We all have a right to clean drinking water, safe sewage disposal, a healthy place for our kids to grow up.
Basic common sense argues that when Canadian municipalities can extend those services to First Nations neighbours, then that’s what they should do.
This is cost effective, it’s easier to operate and it acknowledges simple justice.
We don’t hesitate to extend other civic infrastructure. Roads passing through First Nations lands don’t suddenly turn to muddy ruts at the reserve boundaries. CN and CPR trains don’t stop at reserve borders so that freight can be carried across to the next railhead by horse- drawn wagons. We don’t stop and canoe across rivers instead of driving over a publicly built and maintained bridge.
So arguments against extending essential services don’t carry much moral weight. And who better to provide those services than municipal governments which have the greatest expertise and generally do an outstanding job?
Thus, a charitable view of Bill S- 8, the Safe Drinking Water for First Nations Act, is that the federal government is finally acknowledging the fundamental inequities in people’s lives and seeks to address them at the most basic level.
So, on the surface, good idea: Let’s stop wrangling about constitutional minutiae, complaining about whether the level of consultation met this test or that and just get on with a crash program of providing these essential services to those who don’t have them.
You can bet that parents whose kids play on school grounds swamped with raw sewage or who have to boil water for half an hour to make sure they don’t catch typhoid don’t give two hoots about whether fixing the problem now might offend some treaty clause 10 or 20 years from now.
However, one can also sympathize with municipalities expressing concern.
Given several decades of provincial and federal governments enthusiastically offloading costs for programs and services onto junior governments, it’s perfectly reasonable for municipalities to be fearful.
First Nations are a federal responsibility. The federal government owes it to everyone to clarify and secure adequate funding and not to find an expedient way to off- load costs onto municipal taxpayers.
It’s entirely fair for municipalities to ask to see the money.
While Ottawa waxes enthusiastic about the federal government’s investment of $ 2.5 billion in water and waste- water infrastructure and related public health activities in First Nations communities since 2006, skepticism remains.
NDP aboriginal affairs critic Jean Crowder of Nanaimo, a community with adjacent First Nations reserves, points out that the government’s own estimates identify a $ 5.8- billion shortfall just in dealing with the existing First Nations waste and waste- water capacity gap.

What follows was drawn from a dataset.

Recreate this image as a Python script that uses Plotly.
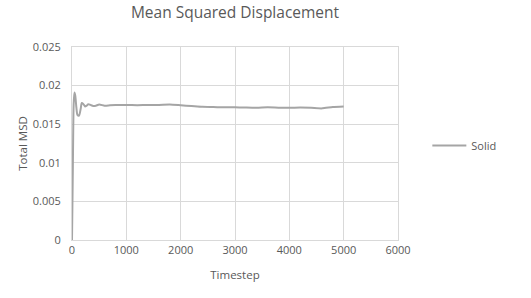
import plotly.graph_objects as go

timestep = [0, 15, 30, 45, 60, 80, 100, 130, 160, 180, 210, 240, 270, 300, 340, 390, 440, 500,
            600, 700, 800, 1000, 1200, 1400, 1600, 1800, 2000, 2200, 2400, 2600, 2800, 3000,
            3200, 3400, 3600, 3800, 4000, 4200, 4400, 4600, 4800, 5000]
msd = [0.0, 0.0090, 0.0175, 0.0191, 0.0187, 0.0172, 0.0162, 0.0161, 0.0170, 0.01775, 0.0176,
       0.0173, 0.0174, 0.0176, 0.0175, 0.01736, 0.0174, 0.01755, 0.0174, 0.01745, 0.01748,
       0.01748, 0.01747, 0.01750, 0.01750, 0.01755, 0.01745, 0.01735, 0.01725, 0.01722, 0.01718,
       0.01720, 0.01715, 0.01712, 0.01718, 0.01714, 0.01712, 0.01715, 0.01712, 0.01705, 0.01722,
       0.01730]

FONT = "Open Sans"
TXT = "#595959"
GRID = "#d9d9d9"

fig = go.Figure()
fig.add_trace(go.Scatter(x=timestep, y=msd, mode="lines", name="Solid",
                         line=dict(color="#a5a5a5", width=2, shape="spline", smoothing=0.6)))

fig.update_layout(
    width=531, height=298,
    margin=dict(l=72, r=133, t=47, b=58),
    paper_bgcolor="white", plot_bgcolor="white",
    font=dict(family=FONT, size=11, color=TXT),
    title=dict(text="Mean Squared Displacement", x=0.5, xref="paper", xanchor="center",
               y=1 - 13 / 298, yanchor="middle", font=dict(family=FONT, size=15.5, color=TXT)),
    showlegend=True,
    legend=dict(x=1.09, xanchor="left", y=0.49, yanchor="middle", font=dict(size=11, color=TXT),
                bgcolor="rgba(0,0,0,0)", itemwidth=34),
    xaxis=dict(range=[0, 6000], tickvals=[0, 1000, 2000, 3000, 4000, 5000, 6000],
               ticktext=["0", "1000", "2000", "3000", "4000", "5000", "6000"],
               showgrid=True, gridcolor=GRID, gridwidth=1, zeroline=False,
               showline=True, linecolor=GRID, linewidth=1, mirror=True, ticks="",
               title=dict(text="Timestep", standoff=14, font=dict(size=11.5, color=TXT))),
    yaxis=dict(range=[0, 0.025], tickvals=[0, 0.005, 0.01, 0.015, 0.02, 0.025],
               ticktext=["0", "0.005", "0.01", "0.015", "0.02", "0.025"],
               showgrid=True, gridcolor=GRID, gridwidth=1, zeroline=False,
               showline=True, linecolor=GRID, linewidth=1, mirror=True, ticks="",
               ticklabelstandoff=8,
               title=dict(text="Total MSD", standoff=2, font=dict(size=11.5, color=TXT))),
)

fig.write_html("out.html")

Others worry that inadequate input from First Nations and municipal governments mean there is no consensus on achieving the integrated response that everyone, including Ottawa, seems to want.
Then there are concerns about jurisdiction. If the safety and environmental regulations that govern municipalities meet different standards and are effectively unenforceable on First Nations’ reserves, how can those differences be reconciled?
Metro Vancouver, for example, has developed an intelligent working paper which notes that while its safety regulations might be unenforceable on reserves, the act would make Metro liable as the service provider for any consequences of safety infractions. This is clearly both unjust and unworkable.
Metro wonders who would enforce bylaws intended to ensure safe delivery of clean drinking water — would it be the local band; the federal government; the service provider? And it wonders from whence is the funding for infrastructure improvements to come?